** Start of Supplied material **
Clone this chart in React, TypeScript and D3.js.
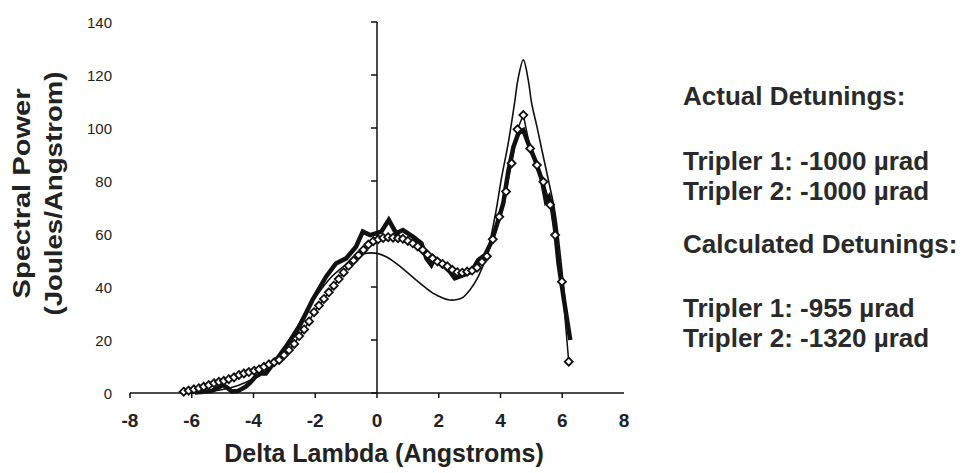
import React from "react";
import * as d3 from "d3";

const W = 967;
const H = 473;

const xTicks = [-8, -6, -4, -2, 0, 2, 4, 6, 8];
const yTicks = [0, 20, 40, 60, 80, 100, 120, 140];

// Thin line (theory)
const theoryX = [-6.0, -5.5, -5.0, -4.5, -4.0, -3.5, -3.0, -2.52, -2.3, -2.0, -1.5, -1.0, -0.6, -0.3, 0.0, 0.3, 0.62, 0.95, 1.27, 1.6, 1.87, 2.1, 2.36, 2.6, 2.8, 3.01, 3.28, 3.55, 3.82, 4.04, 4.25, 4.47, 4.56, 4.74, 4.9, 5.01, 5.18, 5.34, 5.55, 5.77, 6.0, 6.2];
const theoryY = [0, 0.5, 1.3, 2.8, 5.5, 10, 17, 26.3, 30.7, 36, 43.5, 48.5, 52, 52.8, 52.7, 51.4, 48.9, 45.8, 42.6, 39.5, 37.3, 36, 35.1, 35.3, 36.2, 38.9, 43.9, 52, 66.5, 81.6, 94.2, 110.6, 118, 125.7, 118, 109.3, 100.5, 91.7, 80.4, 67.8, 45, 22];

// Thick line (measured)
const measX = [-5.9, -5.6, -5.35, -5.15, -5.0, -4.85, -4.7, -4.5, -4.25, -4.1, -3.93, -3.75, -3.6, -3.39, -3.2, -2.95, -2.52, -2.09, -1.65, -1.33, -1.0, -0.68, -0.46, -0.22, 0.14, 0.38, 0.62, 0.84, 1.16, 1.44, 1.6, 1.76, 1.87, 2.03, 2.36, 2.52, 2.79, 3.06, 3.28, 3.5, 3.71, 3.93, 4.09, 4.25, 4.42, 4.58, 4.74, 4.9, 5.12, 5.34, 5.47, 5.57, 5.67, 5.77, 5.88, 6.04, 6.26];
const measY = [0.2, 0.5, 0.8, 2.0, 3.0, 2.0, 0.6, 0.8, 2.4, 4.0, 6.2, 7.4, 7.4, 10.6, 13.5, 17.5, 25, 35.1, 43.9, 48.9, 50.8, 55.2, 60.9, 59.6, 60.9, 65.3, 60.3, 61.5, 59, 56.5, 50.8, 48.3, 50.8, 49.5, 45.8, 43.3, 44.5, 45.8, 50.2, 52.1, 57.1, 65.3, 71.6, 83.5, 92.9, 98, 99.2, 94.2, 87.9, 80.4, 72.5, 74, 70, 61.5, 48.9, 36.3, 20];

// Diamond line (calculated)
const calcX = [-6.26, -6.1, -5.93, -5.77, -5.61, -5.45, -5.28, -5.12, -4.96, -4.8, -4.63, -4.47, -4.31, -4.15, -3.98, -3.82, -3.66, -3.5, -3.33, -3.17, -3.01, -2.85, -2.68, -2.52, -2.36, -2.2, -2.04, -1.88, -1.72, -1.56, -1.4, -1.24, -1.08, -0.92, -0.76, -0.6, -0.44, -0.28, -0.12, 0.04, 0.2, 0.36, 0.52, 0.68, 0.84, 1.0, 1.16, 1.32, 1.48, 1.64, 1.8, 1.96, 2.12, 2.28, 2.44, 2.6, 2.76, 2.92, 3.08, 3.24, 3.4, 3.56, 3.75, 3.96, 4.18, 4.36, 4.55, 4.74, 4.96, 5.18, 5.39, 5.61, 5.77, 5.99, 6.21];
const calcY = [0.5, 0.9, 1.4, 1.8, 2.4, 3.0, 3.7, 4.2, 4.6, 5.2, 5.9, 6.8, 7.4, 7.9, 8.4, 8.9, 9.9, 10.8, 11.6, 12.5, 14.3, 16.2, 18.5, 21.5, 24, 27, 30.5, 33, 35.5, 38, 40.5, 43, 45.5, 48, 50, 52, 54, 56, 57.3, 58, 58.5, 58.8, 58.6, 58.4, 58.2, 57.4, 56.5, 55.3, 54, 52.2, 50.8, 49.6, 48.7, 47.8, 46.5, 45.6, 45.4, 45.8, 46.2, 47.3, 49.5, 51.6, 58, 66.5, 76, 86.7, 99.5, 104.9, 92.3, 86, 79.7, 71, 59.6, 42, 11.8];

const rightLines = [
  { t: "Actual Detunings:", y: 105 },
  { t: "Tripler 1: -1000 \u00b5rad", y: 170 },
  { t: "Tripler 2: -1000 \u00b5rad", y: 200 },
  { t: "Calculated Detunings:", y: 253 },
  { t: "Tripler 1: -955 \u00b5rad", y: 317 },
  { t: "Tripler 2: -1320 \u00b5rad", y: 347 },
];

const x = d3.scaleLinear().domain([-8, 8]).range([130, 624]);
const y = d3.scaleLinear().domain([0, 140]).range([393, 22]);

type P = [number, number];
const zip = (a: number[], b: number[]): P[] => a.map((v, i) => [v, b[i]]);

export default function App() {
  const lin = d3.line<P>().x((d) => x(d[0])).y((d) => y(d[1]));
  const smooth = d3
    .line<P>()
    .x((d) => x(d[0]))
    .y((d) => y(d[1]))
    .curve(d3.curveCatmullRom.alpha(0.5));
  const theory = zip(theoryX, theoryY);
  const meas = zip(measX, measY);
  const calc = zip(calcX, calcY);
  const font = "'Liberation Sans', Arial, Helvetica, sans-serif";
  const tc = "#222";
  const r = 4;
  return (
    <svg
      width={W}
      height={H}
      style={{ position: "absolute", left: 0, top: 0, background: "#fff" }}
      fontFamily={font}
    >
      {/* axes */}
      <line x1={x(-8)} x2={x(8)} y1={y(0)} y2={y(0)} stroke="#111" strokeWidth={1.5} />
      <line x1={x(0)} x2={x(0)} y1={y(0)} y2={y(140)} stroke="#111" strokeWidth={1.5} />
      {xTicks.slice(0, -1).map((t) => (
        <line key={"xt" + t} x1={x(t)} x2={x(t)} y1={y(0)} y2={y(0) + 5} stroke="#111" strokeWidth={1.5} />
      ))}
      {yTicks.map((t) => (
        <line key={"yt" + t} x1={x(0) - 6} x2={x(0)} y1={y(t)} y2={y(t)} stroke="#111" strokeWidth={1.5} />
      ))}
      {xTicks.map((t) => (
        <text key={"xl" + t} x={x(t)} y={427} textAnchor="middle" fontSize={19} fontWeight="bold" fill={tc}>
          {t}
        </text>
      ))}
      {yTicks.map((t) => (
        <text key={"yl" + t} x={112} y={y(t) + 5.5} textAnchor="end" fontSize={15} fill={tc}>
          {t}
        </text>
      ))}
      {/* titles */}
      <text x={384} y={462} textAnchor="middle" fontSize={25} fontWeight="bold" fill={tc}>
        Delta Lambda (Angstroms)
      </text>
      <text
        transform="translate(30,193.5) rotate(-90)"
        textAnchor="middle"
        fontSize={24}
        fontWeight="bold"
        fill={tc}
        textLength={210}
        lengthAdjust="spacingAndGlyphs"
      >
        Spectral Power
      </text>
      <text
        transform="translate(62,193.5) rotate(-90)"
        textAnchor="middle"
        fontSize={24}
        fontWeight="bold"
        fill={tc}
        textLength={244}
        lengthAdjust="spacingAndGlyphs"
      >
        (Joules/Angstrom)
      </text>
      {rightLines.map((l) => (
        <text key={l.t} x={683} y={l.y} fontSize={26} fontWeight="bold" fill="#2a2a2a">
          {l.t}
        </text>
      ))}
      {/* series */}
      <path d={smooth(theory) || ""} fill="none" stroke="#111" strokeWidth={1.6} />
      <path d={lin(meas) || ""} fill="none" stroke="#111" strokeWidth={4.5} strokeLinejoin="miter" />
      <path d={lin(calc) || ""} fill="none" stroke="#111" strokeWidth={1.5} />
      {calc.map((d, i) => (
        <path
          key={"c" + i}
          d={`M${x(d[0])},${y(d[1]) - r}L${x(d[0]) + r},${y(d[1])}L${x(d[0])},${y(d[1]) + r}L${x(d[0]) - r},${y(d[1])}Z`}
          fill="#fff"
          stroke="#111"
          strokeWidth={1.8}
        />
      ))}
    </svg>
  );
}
** End of Supplied material **
# [What is asked]
Copy exactly the lines running from the beginning of the listing through the line that has "48.9, 36.3, 20];". Drop the pictures.

# [Solution to the problem]
Clone this chart in React, TypeScript and D3.js.
import React from "react";
import * as d3 from "d3";

const W = 967;
const H = 473;

const xTicks = [-8, -6, -4, -2, 0, 2, 4, 6, 8];
const yTicks = [0, 20, 40, 60, 80, 100, 120, 140];

// Thin line (theory)
const theoryX = [-6.0, -5.5, -5.0, -4.5, -4.0, -3.5, -3.0, -2.52, -2.3, -2.0, -1.5, -1.0, -0.6, -0.3, 0.0, 0.3, 0.62, 0.95, 1.27, 1.6, 1.87, 2.1, 2.36, 2.6, 2.8, 3.01, 3.28, 3.55, 3.82, 4.04, 4.25, 4.47, 4.56, 4.74, 4.9, 5.01, 5.18, 5.34, 5.55, 5.77, 6.0, 6.2];
const theoryY = [0, 0.5, 1.3, 2.8, 5.5, 10, 17, 26.3, 30.7, 36, 43.5, 48.5, 52, 52.8, 52.7, 51.4, 48.9, 45.8, 42.6, 39.5, 37.3, 36, 35.1, 35.3, 36.2, 38.9, 43.9, 52, 66.5, 81.6, 94.2, 110.6, 118, 125.7, 118, 109.3, 100.5, 91.7, 80.4, 67.8, 45, 22];

// Thick line (measured)
const measX = [-5.9, -5.6, -5.35, -5.15, -5.0, -4.85, -4.7, -4.5, -4.25, -4.1, -3.93, -3.75, -3.6, -3.39, -3.2, -2.95, -2.52, -2.09, -1.65, -1.33, -1.0, -0.68, -0.46, -0.22, 0.14, 0.38, 0.62, 0.84, 1.16, 1.44, 1.6, 1.76, 1.87, 2.03, 2.36, 2.52, 2.79, 3.06, 3.28, 3.5, 3.71, 3.93, 4.09, 4.25, 4.42, 4.58, 4.74, 4.9, 5.12, 5.34, 5.47, 5.57, 5.67, 5.77, 5.88, 6.04, 6.26];
const measY = [0.2, 0.5, 0.8, 2.0, 3.0, 2.0, 0.6, 0.8, 2.4, 4.0, 6.2, 7.4, 7.4, 10.6, 13.5, 17.5, 25, 35.1, 43.9, 48.9, 50.8, 55.2, 60.9, 59.6, 60.9, 65.3, 60.3, 61.5, 59, 56.5, 50.8, 48.3, 50.8, 49.5, 45.8, 43.3, 44.5, 45.8, 50.2, 52.1, 57.1, 65.3, 71.6, 83.5, 92.9, 98, 99.2, 94.2, 87.9, 80.4, 72.5, 74, 70, 61.5, 48.9, 36.3, 20];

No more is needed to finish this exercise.